86 ~P&Q, (~S&Q)>P } S

87 } ~R > ~(R&Q)

88 P>Q } ~(P&~Q)

89 ~(P&Q), P } ~Q

14.3 Symbolize each of the following arguments, and use any of our Rules to construct derivations to show that each is valid, using the abbreviations given.

(a) The man will confess. If the man confesses and also gives her eight million dollars, then the woman will stay. The woman will not stay. So the man will not give her eight million dollars. (S: The woman will stay. C: The man will confess. E: The man will give the woman eight million dollars.)

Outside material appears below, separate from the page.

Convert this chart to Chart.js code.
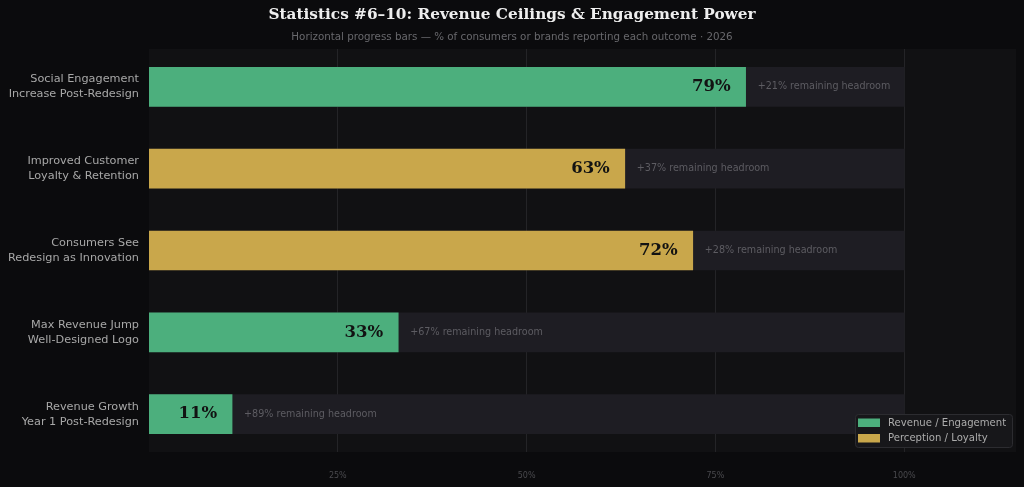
<!DOCTYPE html>
<html>
<head>
<meta charset="utf-8">
<script src="https://cdn.jsdelivr.net/npm/chart.js@4.4.1/dist/chart.umd.min.js"></script>
<style>
  html,body{margin:0;padding:0;background:#0b0b0d;}
  #wrap{width:1024px;height:487px;position:relative;}
</style>
</head>
<body>
<div id="wrap"><canvas id="c" width="1024" height="487"></canvas></div>
<script>
const titleText = 'Statistics #6–10: Revenue Ceilings & Engagement Power';
const subtitleText = 'Horizontal progress bars — % of consumers or brands reporting each outcome · 2026';
const categories = [
  ['Social Engagement','Increase Post-Redesign'],
  ['Improved Customer','Loyalty & Retention'],
  ['Consumers See','Redesign as Innovation'],
  ['Max Revenue Jump','Well-Designed Logo'],
  ['Revenue Growth','Year 1 Post-Redesign']
];
const values = [79, 63, 72, 33, 11];
const groups = ['rev', 'per', 'per', 'rev', 'rev'];
const trackValues = [100, 100, 100, 100, 100];
const xTicks = [25, 50, 75, 100];
const legendNames = ['Revenue / Engagement', 'Perception / Loyalty'];
const groupColors = { rev:'#4caf7d', per:'#c9a74b' };

const $ = (id) => document.getElementById(id);

const bgPlugin = {
  id:'bgPanel',
  beforeDraw(chart){
    const {ctx, chartArea:a} = chart;
    ctx.save();
    ctx.fillStyle = '#0b0b0d';
    ctx.fillRect(0,0,chart.width,chart.height);
    ctx.fillStyle = '#111113';
    ctx.fillRect(a.left, a.top+3, a.right-a.left, a.bottom-a.top-6);
    ctx.restore();
  },
  beforeDatasetsDraw(chart){
    // trim grid lines to the panel
    const {ctx, chartArea:a} = chart;
    ctx.save();
    ctx.fillStyle = '#0b0b0d';
    ctx.fillRect(a.left-1, a.top-1, a.right-a.left+2, 4);
    ctx.fillRect(a.left-1, a.bottom-3, a.right-a.left+2, 4);
    ctx.restore();
  },
  afterDraw(chart){
    const ctx = chart.ctx;
    ctx.save();
    ctx.textAlign = 'center'; ctx.textBaseline = 'middle';
    ctx.fillStyle = '#eeeeee';
    ctx.font = 'bold 15.3px "DejaVu Serif"';
    ctx.fillText(titleText, 512, 15);
    ctx.fillStyle = '#68686c';
    ctx.font = '10.3px "DejaVu Sans"';
    ctx.fillText(subtitleText, 512, 37);
    // legend
    const lx = 855, ly = 414, lw = 157, lh = 33;
    ctx.fillStyle = '#17171a';
    ctx.strokeStyle = '#2c2c30';
    ctx.lineWidth = 1;
    ctx.beginPath();
    ctx.roundRect(lx+0.5, ly+0.5, lw, lh, 3);
    ctx.fill(); ctx.stroke();
    const cols = [groupColors.rev, groupColors.per];
    legendNames.forEach((name,i)=>{
      const y = ly + 8.5 + i*15.5;
      ctx.fillStyle = cols[i];
      ctx.fillRect(lx+3, y-4, 22, 8.5);
      ctx.fillStyle = '#acacac';
      ctx.font = '10.1px "DejaVu Sans"';
      ctx.textAlign = 'left';
      ctx.fillText(name, lx+33, y+0.5);
    });
    ctx.restore();
  }
};

const labelPlugin = {
  id:'barLabels',
  afterDatasetsDraw(chart){
    const {ctx, scales:{x, y}} = chart;
    ctx.save();
    ctx.textBaseline = 'middle';
    values.forEach((v,i)=>{
      const px = x.getPixelForValue(v);
      const py = y.getPixelForValue(i);
      ctx.textAlign = 'right';
      ctx.fillStyle = '#121212';
      ctx.font = 'bold 16.5px "DejaVu Serif"';
      ctx.fillText(v + '%', px - 15, py);
      ctx.textAlign = 'left';
      ctx.fillStyle = '#5d5c62';
      ctx.font = '9.6px "DejaVu Sans"';
      ctx.fillText('+' + (100 - v) + '% remaining headroom', px + 12, py);
    });
    ctx.restore();
  }
};

new Chart($('c'), {
  type:'bar',
  data:{
    labels: categories,
    datasets:[
      { label:'value', data: values, backgroundColor: groups.map(g=>groupColors[g]), barThickness:39, order:0 },
      { label:'track', data: trackValues, backgroundColor:'#1e1d23', barThickness:39, order:1 }
    ]
  },
  options:{
    indexAxis:'y',
    responsive:false,
    animation:false,
    grouped:false,
    layout:{ padding:{ top:46, right:8, left:0, bottom:0 } },
    plugins:{ legend:{display:false}, tooltip:{enabled:false}, title:{display:false} },
    scales:{
      x:{
        min:0, max:114.8,
        afterBuildTicks(s){ s.ticks = xTicks.map(v=>({value:v})); },
        afterFit(s){ s.height = 32; },
        border:{ display:false },
        grid:{ color:'#242427', drawTicks:false, lineWidth:1 },
        ticks:{ color:'#4a4a4e', font:{ size:8, family:'DejaVu Sans' }, padding:16, callback:(v)=>v + '%' }
      },
      y:{
        afterFit(s){ s.width = 149; },
        border:{ display:false },
        grid:{ display:false, drawTicks:false },
        ticks:{ color:'#a8a8a8', font:{ size:11.25, family:'DejaVu Sans', lineHeight:1.33 }, padding:10 }
      }
    }
  },
  plugins:[bgPlugin, labelPlugin]
});
</script>
</body>
</html>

(b) She would marry him if he raised some cash. But if he raised cash, he would blow it gambling. She will not marry him if he blows his cash gambling. Therefore the fact is he is not going to raise cash. (M: She will marry him. R: He raises cash. G: He will blow his cash gambling.)

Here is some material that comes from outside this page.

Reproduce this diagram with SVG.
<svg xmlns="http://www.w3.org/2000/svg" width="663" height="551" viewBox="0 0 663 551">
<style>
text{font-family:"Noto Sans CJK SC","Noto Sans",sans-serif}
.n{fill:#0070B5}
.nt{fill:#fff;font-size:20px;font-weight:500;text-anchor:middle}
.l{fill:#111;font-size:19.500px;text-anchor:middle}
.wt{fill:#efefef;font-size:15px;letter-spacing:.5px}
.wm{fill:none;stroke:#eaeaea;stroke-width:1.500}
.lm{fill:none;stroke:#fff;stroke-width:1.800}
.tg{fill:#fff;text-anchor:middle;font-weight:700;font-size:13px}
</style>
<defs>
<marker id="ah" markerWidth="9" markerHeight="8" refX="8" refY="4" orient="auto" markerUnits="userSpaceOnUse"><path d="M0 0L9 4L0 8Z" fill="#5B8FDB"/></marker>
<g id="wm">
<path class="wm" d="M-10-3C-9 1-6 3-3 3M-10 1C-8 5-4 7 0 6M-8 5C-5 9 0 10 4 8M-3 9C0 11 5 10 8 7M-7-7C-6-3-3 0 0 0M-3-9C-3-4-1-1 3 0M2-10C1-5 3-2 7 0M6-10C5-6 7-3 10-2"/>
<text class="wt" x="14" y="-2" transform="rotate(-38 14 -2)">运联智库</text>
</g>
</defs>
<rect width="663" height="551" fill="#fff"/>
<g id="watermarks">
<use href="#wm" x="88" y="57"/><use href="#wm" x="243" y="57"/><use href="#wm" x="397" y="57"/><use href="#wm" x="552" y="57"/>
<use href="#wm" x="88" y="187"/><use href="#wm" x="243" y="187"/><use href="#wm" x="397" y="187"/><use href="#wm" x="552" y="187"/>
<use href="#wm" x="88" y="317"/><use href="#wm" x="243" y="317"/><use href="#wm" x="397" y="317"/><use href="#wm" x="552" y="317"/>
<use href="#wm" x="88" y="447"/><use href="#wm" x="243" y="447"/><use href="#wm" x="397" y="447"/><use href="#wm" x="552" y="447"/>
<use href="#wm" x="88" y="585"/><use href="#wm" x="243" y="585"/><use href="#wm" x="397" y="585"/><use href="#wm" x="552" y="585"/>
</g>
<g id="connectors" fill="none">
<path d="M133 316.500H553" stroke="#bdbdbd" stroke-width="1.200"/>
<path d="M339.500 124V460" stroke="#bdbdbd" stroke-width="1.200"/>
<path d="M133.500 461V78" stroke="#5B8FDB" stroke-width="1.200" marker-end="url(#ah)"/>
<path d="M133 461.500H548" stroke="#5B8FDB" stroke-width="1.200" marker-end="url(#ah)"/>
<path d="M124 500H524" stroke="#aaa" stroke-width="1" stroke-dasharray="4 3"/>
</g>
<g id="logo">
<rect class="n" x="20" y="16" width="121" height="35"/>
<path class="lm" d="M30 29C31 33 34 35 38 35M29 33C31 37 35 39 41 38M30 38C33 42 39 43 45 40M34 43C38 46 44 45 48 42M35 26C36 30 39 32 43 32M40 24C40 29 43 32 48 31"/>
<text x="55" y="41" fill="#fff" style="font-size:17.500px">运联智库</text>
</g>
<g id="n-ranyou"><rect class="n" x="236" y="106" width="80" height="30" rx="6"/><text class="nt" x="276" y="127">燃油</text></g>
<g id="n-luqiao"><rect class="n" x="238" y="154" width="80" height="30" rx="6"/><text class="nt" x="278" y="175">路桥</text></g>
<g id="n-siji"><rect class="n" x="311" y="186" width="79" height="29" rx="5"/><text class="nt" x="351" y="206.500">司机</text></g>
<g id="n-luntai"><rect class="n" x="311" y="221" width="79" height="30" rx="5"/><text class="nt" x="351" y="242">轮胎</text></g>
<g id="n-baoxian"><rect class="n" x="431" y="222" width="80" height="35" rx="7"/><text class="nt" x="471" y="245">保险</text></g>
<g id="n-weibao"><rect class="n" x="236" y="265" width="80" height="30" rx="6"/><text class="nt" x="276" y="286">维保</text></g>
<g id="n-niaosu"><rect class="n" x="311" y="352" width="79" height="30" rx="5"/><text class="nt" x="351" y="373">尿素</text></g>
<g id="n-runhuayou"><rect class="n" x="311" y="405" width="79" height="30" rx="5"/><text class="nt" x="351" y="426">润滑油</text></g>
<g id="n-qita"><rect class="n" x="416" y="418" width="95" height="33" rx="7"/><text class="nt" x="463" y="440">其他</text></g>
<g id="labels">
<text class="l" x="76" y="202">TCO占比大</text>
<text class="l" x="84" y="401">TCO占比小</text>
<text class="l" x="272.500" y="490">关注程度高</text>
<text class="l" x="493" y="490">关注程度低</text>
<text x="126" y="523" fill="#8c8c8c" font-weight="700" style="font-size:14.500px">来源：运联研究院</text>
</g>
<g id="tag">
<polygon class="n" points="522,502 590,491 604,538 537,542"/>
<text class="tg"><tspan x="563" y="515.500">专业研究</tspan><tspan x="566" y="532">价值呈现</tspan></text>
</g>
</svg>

(c) The Falcons won if they both were able to make their inside shots and stop UCLA's fast break. They did stop UCLA's fast break, but they did not win. Therefore they were not able to make their inside shots. (F: The Falcons won. I: The Falcons made their inside shots. S: The Falcons stopped UCLA's fast break.) (Note: This is an example of an argument that cannot be proved given our Rules without using RA.)

(d) If the caveman did it, then so can you. If you can do it and Joe can do it, then it is too easy. Joe can do it but it is not too easy. So the caveman did not do it and neither did you. (C: The caveman did it. Y: You can do it. J: Joe can do it. E: It is too easy.) (Hint: You will use &I on the last line to complete this proof.)

14.4 The following argument can be proved in two different ways, given our rules. Symbolize this argument and construct two different proofs of it. (Note: See the example in this chapter about the car theft.)

The ice cream has melted. If you can have pie, then Sally didn't eat it. If the ice cream melted, then Sally ate the pie. So you can't have pie. (M: The ice cream melted. P: You can have pie. S: Sally ate the pie.)